◆ WHAT IS REQUIRED
Leave out the pictures and restate the rest of the data exactly.

◆ SOURCE EXCERPT

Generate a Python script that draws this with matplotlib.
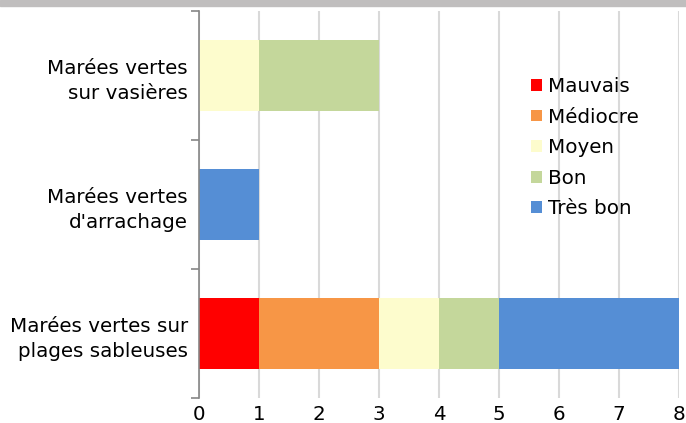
import numpy as np
import matplotlib.pyplot as plt
from matplotlib.patches import Rectangle

# Catégories (de bas en haut)
categories = ["Marées vertes sur\nplages sableuses", "Marées vertes\nd'arrachage", "Marées vertes\nsur vasières"]
series = ["Mauvais", "Médiocre", "Moyen", "Bon", "Très bon"]
mauvais = [1, 0, 0]
mediocre = [2, 0, 0]
moyen = [1, 0, 1]
bon = [1, 0, 2]
tres_bon = [3, 1, 0]
couleurs = ["#FF0000", "#F79646", "#FDFCCD", "#C4D79B", "#558ED5"]

valeurs = [mauvais, mediocre, moyen, bon, tres_bon]

fig = plt.figure(figsize=(6.86, 4.23), dpi=100)
ax = fig.add_axes([199 / 686, 25 / 423, 480 / 686, 387 / 423])

# bande grise en haut
fig.patches.append(Rectangle((0, 1 - 6 / 423), 1, 6 / 423, transform=fig.transFigure,
                             color="#C0BEBE", zorder=0))

y = np.arange(len(categories))
gauche = np.zeros(len(categories))
for nom, vals, c in zip(series, valeurs, couleurs):
    vals = np.array(vals, dtype=float)
    ax.barh(y, vals, left=gauche, height=0.545, color=c, label=nom, zorder=3)
    gauche += vals

ax.set_xlim(0, 8)
ax.set_ylim(-0.5, 2.5)
ax.set_xticks(range(0, 9))
ax.set_yticks(y)
ax.set_yticklabels(categories, fontsize=14.3, ha="right", linespacing=1.45)
ax.tick_params(axis="y", length=0, pad=8)
ax.tick_params(axis="x", length=0, labelsize=14.3, pad=5)

# petits traits entre catégories
ax.set_yticks([-0.5, 0.5, 1.5, 2.5], minor=True)
ax.tick_params(axis="y", which="minor", length=6, color="#868686", width=1.2)

ax.grid(True, axis="x", color="#D9D9D9", linewidth=1.5, zorder=0)
for s in ["top", "right", "bottom"]:
    ax.spines[s].set_visible(False)
ax.spines["left"].set_color("#868686")
ax.spines["left"].set_linewidth(1.2)
ax.spines["left"].set_zorder(4)

ax.legend(loc="upper left", bbox_to_anchor=(0.675, 0.85), frameon=False, fontsize=14.3,
          handlelength=0.55, handleheight=0.55, handletextpad=0.3, labelspacing=0.58,
          borderaxespad=0)

fig.savefig("out.png", dpi=100)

◆ WRITTEN REPLY
Generate a Python script that draws this with matplotlib.
import numpy as np
import matplotlib.pyplot as plt
from matplotlib.patches import Rectangle

# Catégories (de bas en haut)
categories = ["Marées vertes sur\nplages sableuses", "Marées vertes\nd'arrachage", "Marées vertes\nsur vasières"]
series = ["Mauvais", "Médiocre", "Moyen", "Bon", "Très bon"]
mauvais = [1, 0, 0]
mediocre = [2, 0, 0]
moyen = [1, 0, 1]
bon = [1, 0, 2]
tres_bon = [3, 1, 0]
couleurs = ["#FF0000", "#F79646", "#FDFCCD", "#C4D79B", "#558ED5"]

valeurs = [mauvais, mediocre, moyen, bon, tres_bon]

fig = plt.figure(figsize=(6.86, 4.23), dpi=100)
ax = fig.add_axes([199 / 686, 25 / 423, 480 / 686, 387 / 423])

# bande grise en haut
fig.patches.append(Rectangle((0, 1 - 6 / 423), 1, 6 / 423, transform=fig.transFigure,
                             color="#C0BEBE", zorder=0))

y = np.arange(len(categories))
gauche = np.zeros(len(categories))
for nom, vals, c in zip(series, valeurs, couleurs):
    vals = np.array(vals, dtype=float)
    ax.barh(y, vals, left=gauche, height=0.545, color=c, label=nom, zorder=3)
    gauche += vals

ax.set_xlim(0, 8)
ax.set_ylim(-0.5, 2.5)
ax.set_xticks(range(0, 9))
ax.set_yticks(y)
ax.set_yticklabels(categories, fontsize=14.3, ha="right", linespacing=1.45)
ax.tick_params(axis="y", length=0, pad=8)
ax.tick_params(axis="x", length=0, labelsize=14.3, pad=5)

# petits traits entre catégories
ax.set_yticks([-0.5, 0.5, 1.5, 2.5], minor=True)
ax.tick_params(axis="y", which="minor", length=6, color="#868686", width=1.2)

ax.grid(True, axis="x", color="#D9D9D9", linewidth=1.5, zorder=0)
for s in ["top", "right", "bottom"]:
    ax.spines[s].set_visible(False)
ax.spines["left"].set_color("#868686")
ax.spines["left"].set_linewidth(1.2)
ax.spines["left"].set_zorder(4)

ax.legend(loc="upper left", bbox_to_anchor=(0.675, 0.85), frameon=False, fontsize=14.3,
          handlelength=0.55, handleheight=0.55, handletextpad=0.3, labelspacing=0.58,
          borderaxespad=0)

fig.savefig("out.png", dpi=100)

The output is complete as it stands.